● Exercise brief: Take every line from the first down to the line with "import seaborn as sns" and set it down exactly, without the pictures.

● Data section:
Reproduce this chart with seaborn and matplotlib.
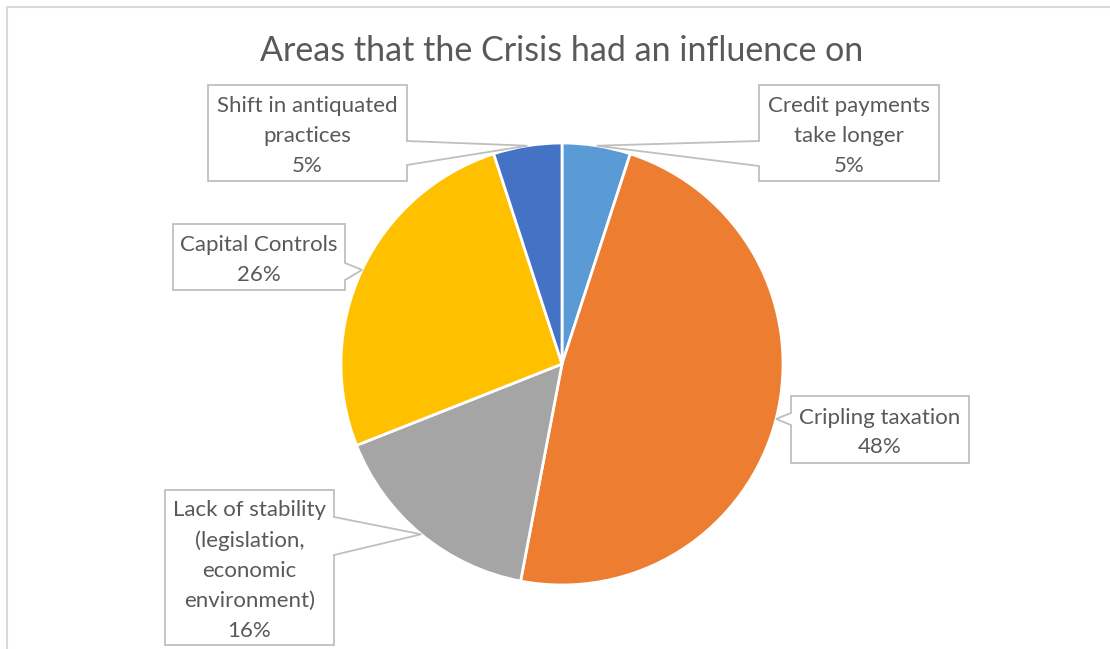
import matplotlib
matplotlib.use("Agg")
import matplotlib.pyplot as plt
from matplotlib.patches import Polygon
import numpy as np
import seaborn as sns

# data
title = "Areas that the Crisis had an influence on"
categories = ["Credit payments\ntake longer", "Cripling taxation",
              "Lack of stability\n(legislation,\neconomic\nenvironment)",
              "Capital Controls", "Shift in antiquated\npractices"]
shares = [5, 48, 16, 26, 5]
slice_colors = ["#5B9BD5", "#ED7D31", "#A5A5A5", "#FFC000", "#4472C4"]

sns.set_theme(style="white")
plt.rcParams["font.family"] = ["Lato", "DejaVu Sans"]

W, H = 1110, 649
fig = plt.figure(figsize=(W / 100, H / 100), dpi=100)
ax = fig.add_axes([0, 0, 1, 1])

# pie placed in pixel space (y measured from bottom)
cx, cy, r = 562, H - 364, 221
wedges, _ = ax.pie(shares, colors=sns.color_palette(slice_colors),
                   startangle=90, counterclock=False,
                   center=(cx, cy), radius=r,
                   wedgeprops=dict(edgecolor="white", linewidth=2))
ax.set_xlim(0, W)
ax.set_ylim(0, H)
ax.set_aspect("equal")
ax.axis("off")

# outer chart frame (only top and left visible in the crop)
ax.plot([7, 7, W], [0, H - 7, H - 7], color="#D9D9D9", lw=1.5,
        solid_capstyle="butt", clip_on=False)

ax.text(562, H - 51, title, ha="center", va="center",
        fontsize=24.5, color="#595959")

# callout boxes: left, top, right, bottom, pointer side, pointer base (pixels from top)
boxes = [
    (759, 85, 939, 181, "left", 141, 166),
    (791, 396, 969, 463, "left", 413, 425),
    (165, 490, 334, 645, "right", 517, 555),
    (173, 224, 345, 290, "right", 263, 280),
    (208, 85, 407, 181, "right", 141, 165),
]

total = sum(shares)
for w, cat, val, (l, t, rr, b, side, b1, b2) in zip(wedges, categories, shares, boxes):
    mid = np.deg2rad((w.theta1 + w.theta2) / 2)
    tip = (cx + r * np.cos(mid), cy + r * np.sin(mid))
    T, B, B1, B2 = H - t, H - b, H - b1, H - b2
    if side == "left":
        pts = [(l, T), (rr, T), (rr, B), (l, B), (l, B2), tip, (l, B1)]
    else:
        pts = [(l, T), (rr, T), (rr, B1), tip, (rr, B2), (rr, B), (l, B)]
    ax.add_patch(Polygon(pts, closed=True, facecolor="white",
                         edgecolor="#BFBFBF", lw=1.3, zorder=3))
    pct = round(val / total * 100)
    ax.text((l + rr) / 2, (T + B) / 2 - 3, f"{cat}\n{pct}%", ha="center", va="center",
            multialignment="center", fontsize=16, color="#595959",
            linespacing=1.62, zorder=4)

fig.savefig("out.png", dpi=100, facecolor="white")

● Solution to this task:
Reproduce this chart with seaborn and matplotlib.
import matplotlib
matplotlib.use("Agg")
import matplotlib.pyplot as plt
from matplotlib.patches import Polygon
import numpy as np
import seaborn as sns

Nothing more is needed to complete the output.